Task requirements: Return the lines from the one with "Give me the matplotlib source for this chart." through the one with "sp.set_linewidth(1.0)", exactly as they appear and with no pictures.
------------------------
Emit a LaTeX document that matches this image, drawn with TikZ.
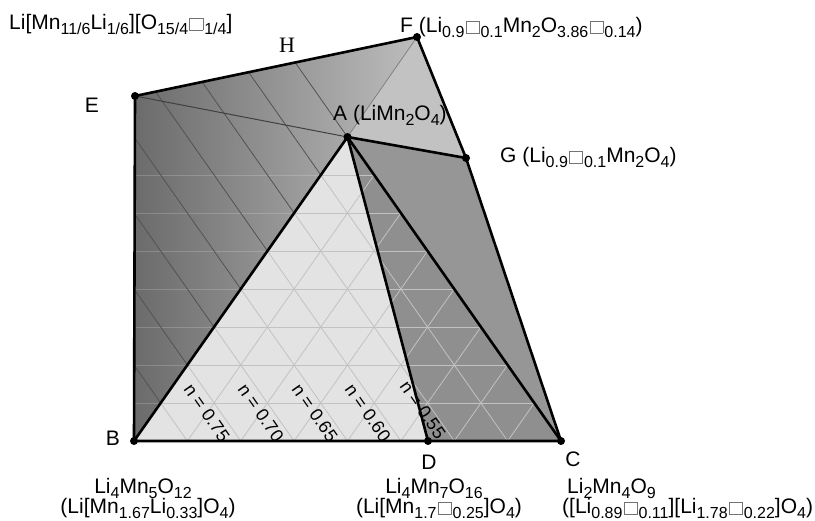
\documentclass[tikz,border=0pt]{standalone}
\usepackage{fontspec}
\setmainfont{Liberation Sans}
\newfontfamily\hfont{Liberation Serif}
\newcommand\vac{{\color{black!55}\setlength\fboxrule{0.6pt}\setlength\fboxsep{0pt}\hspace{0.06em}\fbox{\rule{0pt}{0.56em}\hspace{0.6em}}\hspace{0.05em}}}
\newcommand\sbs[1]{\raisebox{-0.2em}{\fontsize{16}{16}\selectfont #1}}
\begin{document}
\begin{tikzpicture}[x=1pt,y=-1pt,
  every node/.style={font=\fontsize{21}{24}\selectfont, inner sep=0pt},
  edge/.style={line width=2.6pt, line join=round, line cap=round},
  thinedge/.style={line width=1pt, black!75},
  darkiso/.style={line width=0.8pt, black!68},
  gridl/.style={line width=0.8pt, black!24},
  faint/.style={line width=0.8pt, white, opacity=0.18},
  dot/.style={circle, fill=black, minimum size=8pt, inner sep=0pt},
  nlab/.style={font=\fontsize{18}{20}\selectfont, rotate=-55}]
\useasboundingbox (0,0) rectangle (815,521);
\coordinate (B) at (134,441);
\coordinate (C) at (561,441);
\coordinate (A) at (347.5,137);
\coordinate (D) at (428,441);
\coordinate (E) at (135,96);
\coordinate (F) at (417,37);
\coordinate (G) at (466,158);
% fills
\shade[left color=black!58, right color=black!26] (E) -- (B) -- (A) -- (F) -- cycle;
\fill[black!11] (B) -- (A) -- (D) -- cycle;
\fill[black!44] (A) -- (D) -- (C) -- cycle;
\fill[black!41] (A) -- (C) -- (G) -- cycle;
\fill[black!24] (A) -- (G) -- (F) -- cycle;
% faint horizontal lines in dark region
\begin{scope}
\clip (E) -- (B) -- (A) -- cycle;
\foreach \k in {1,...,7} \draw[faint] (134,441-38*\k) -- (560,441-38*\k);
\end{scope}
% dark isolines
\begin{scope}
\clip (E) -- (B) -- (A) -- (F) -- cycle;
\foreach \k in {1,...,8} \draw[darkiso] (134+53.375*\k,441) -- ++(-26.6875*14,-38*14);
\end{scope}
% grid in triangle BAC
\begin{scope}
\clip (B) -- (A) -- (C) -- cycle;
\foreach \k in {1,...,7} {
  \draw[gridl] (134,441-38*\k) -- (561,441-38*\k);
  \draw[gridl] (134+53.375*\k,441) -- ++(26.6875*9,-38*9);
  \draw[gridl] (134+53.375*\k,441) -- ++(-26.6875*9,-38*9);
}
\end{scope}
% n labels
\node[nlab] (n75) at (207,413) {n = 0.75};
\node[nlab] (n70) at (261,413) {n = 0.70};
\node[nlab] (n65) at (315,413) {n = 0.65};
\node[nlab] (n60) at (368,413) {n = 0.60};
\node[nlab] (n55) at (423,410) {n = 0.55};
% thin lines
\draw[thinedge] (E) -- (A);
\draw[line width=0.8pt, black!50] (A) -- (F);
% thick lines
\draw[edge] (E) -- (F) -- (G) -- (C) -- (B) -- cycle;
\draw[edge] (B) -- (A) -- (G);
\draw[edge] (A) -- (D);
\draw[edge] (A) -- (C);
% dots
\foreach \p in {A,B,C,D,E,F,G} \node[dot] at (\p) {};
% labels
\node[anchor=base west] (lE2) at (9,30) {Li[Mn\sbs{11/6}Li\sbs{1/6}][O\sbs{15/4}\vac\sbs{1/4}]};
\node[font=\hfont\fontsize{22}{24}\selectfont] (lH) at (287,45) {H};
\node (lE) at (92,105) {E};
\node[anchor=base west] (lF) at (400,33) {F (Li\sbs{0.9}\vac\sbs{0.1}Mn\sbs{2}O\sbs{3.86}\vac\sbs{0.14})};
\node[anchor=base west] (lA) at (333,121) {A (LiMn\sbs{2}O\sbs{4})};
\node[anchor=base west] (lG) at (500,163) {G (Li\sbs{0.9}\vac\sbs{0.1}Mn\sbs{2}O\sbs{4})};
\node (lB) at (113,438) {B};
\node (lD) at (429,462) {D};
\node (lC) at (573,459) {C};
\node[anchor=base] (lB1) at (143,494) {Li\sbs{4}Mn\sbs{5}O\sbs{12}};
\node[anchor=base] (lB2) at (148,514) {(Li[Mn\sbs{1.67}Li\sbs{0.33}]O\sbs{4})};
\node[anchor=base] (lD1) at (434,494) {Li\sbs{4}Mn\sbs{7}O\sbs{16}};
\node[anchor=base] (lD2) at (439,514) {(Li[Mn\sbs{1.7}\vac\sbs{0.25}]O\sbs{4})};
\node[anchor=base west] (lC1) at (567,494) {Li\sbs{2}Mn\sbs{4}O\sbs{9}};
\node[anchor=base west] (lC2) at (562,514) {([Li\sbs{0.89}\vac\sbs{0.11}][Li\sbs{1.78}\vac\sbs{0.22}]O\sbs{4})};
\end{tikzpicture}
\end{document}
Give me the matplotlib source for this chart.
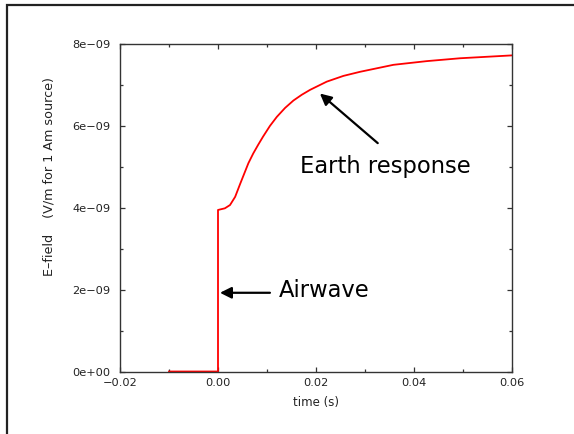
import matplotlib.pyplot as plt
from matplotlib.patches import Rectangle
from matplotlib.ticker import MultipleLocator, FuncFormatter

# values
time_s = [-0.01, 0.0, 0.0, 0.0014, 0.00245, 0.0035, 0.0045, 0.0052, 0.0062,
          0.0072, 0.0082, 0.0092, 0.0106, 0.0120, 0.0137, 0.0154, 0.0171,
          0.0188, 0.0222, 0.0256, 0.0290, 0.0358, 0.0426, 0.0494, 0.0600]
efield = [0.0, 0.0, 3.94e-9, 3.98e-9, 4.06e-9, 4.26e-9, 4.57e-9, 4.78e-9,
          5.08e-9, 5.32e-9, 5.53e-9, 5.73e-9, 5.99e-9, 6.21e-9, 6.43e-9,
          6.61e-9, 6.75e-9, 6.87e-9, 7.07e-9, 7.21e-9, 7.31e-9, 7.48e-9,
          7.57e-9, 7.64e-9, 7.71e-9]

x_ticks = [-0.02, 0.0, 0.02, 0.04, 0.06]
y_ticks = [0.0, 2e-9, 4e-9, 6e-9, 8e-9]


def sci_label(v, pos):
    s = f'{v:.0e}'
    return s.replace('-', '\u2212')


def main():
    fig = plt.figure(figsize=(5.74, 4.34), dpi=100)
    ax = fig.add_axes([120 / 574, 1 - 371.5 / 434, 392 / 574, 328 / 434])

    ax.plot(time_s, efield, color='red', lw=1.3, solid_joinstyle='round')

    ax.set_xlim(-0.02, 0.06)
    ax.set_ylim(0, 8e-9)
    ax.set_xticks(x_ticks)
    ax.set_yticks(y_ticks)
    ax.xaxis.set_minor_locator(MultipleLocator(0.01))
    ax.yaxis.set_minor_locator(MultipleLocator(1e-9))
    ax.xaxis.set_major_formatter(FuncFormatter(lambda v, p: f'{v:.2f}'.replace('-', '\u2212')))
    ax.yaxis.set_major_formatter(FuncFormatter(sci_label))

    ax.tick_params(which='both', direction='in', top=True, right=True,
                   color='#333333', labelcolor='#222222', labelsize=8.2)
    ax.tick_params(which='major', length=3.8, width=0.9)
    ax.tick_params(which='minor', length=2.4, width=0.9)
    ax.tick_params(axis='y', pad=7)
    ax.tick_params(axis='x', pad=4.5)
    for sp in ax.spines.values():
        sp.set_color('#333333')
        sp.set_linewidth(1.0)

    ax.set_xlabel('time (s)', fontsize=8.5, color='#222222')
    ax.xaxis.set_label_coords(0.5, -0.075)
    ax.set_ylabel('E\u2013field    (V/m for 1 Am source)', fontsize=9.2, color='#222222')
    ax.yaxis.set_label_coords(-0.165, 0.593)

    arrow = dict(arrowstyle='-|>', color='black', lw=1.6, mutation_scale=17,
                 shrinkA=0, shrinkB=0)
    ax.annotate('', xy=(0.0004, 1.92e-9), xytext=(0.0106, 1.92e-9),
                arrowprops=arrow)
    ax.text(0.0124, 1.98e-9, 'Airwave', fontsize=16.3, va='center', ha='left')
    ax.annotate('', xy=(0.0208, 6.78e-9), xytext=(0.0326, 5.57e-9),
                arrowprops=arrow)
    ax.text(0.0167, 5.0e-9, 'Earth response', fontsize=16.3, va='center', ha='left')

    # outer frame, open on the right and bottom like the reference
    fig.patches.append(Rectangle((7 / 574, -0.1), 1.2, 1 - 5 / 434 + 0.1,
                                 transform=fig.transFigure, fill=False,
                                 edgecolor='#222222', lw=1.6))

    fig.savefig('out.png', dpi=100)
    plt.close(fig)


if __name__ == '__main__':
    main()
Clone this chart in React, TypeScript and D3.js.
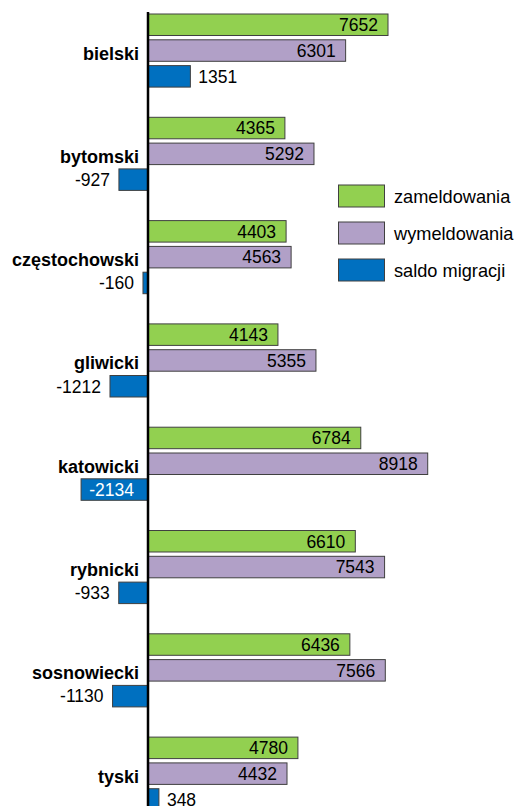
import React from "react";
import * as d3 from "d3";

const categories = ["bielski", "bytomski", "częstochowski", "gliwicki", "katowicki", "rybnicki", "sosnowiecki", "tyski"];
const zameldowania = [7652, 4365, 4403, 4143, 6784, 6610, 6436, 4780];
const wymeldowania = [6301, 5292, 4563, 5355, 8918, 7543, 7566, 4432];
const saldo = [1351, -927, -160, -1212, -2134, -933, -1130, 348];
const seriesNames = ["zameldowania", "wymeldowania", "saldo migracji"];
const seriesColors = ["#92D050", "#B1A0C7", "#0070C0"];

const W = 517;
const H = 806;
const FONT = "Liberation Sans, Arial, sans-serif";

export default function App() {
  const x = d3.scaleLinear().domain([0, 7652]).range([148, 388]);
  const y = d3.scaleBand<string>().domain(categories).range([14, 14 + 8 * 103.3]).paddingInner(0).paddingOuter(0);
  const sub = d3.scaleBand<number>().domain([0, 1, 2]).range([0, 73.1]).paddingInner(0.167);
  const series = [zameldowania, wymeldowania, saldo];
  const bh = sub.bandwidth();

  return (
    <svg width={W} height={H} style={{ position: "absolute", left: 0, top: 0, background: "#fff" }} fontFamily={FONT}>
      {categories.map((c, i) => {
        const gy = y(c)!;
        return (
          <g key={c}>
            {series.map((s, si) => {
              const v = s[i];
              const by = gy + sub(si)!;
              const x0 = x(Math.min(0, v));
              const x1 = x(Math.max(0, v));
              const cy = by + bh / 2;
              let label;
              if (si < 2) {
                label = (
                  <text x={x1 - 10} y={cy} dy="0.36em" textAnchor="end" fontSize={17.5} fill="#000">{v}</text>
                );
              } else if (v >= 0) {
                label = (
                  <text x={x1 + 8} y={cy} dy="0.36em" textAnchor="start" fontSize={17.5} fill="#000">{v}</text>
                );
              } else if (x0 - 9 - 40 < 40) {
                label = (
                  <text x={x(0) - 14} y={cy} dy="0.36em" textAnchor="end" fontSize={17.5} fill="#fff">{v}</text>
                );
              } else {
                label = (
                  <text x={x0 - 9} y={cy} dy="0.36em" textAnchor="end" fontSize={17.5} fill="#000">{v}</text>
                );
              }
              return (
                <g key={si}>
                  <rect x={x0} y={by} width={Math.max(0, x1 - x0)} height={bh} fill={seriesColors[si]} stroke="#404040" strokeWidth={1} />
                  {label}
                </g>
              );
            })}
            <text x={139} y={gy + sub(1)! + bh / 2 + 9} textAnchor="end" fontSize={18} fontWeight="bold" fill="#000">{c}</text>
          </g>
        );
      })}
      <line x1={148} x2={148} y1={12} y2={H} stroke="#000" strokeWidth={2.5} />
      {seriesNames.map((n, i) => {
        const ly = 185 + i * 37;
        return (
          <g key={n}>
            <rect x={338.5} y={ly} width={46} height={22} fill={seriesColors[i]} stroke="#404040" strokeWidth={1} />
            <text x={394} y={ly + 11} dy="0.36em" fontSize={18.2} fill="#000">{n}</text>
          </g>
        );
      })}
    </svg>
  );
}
------------------------
The answer:
Give me the matplotlib source for this chart.
import matplotlib.pyplot as plt
from matplotlib.patches import Rectangle
from matplotlib.ticker import MultipleLocator, FuncFormatter

# values
time_s = [-0.01, 0.0, 0.0, 0.0014, 0.00245, 0.0035, 0.0045, 0.0052, 0.0062,
          0.0072, 0.0082, 0.0092, 0.0106, 0.0120, 0.0137, 0.0154, 0.0171,
          0.0188, 0.0222, 0.0256, 0.0290, 0.0358, 0.0426, 0.0494, 0.0600]
efield = [0.0, 0.0, 3.94e-9, 3.98e-9, 4.06e-9, 4.26e-9, 4.57e-9, 4.78e-9,
          5.08e-9, 5.32e-9, 5.53e-9, 5.73e-9, 5.99e-9, 6.21e-9, 6.43e-9,
          6.61e-9, 6.75e-9, 6.87e-9, 7.07e-9, 7.21e-9, 7.31e-9, 7.48e-9,
          7.57e-9, 7.64e-9, 7.71e-9]

x_ticks = [-0.02, 0.0, 0.02, 0.04, 0.06]
y_ticks = [0.0, 2e-9, 4e-9, 6e-9, 8e-9]


def sci_label(v, pos):
    s = f'{v:.0e}'
    return s.replace('-', '\u2212')


def main():
    fig = plt.figure(figsize=(5.74, 4.34), dpi=100)
    ax = fig.add_axes([120 / 574, 1 - 371.5 / 434, 392 / 574, 328 / 434])

    ax.plot(time_s, efield, color='red', lw=1.3, solid_joinstyle='round')

    ax.set_xlim(-0.02, 0.06)
    ax.set_ylim(0, 8e-9)
    ax.set_xticks(x_ticks)
    ax.set_yticks(y_ticks)
    ax.xaxis.set_minor_locator(MultipleLocator(0.01))
    ax.yaxis.set_minor_locator(MultipleLocator(1e-9))
    ax.xaxis.set_major_formatter(FuncFormatter(lambda v, p: f'{v:.2f}'.replace('-', '\u2212')))
    ax.yaxis.set_major_formatter(FuncFormatter(sci_label))

    ax.tick_params(which='both', direction='in', top=True, right=True,
                   color='#333333', labelcolor='#222222', labelsize=8.2)
    ax.tick_params(which='major', length=3.8, width=0.9)
    ax.tick_params(which='minor', length=2.4, width=0.9)
    ax.tick_params(axis='y', pad=7)
    ax.tick_params(axis='x', pad=4.5)
    for sp in ax.spines.values():
        sp.set_color('#333333')
        sp.set_linewidth(1.0)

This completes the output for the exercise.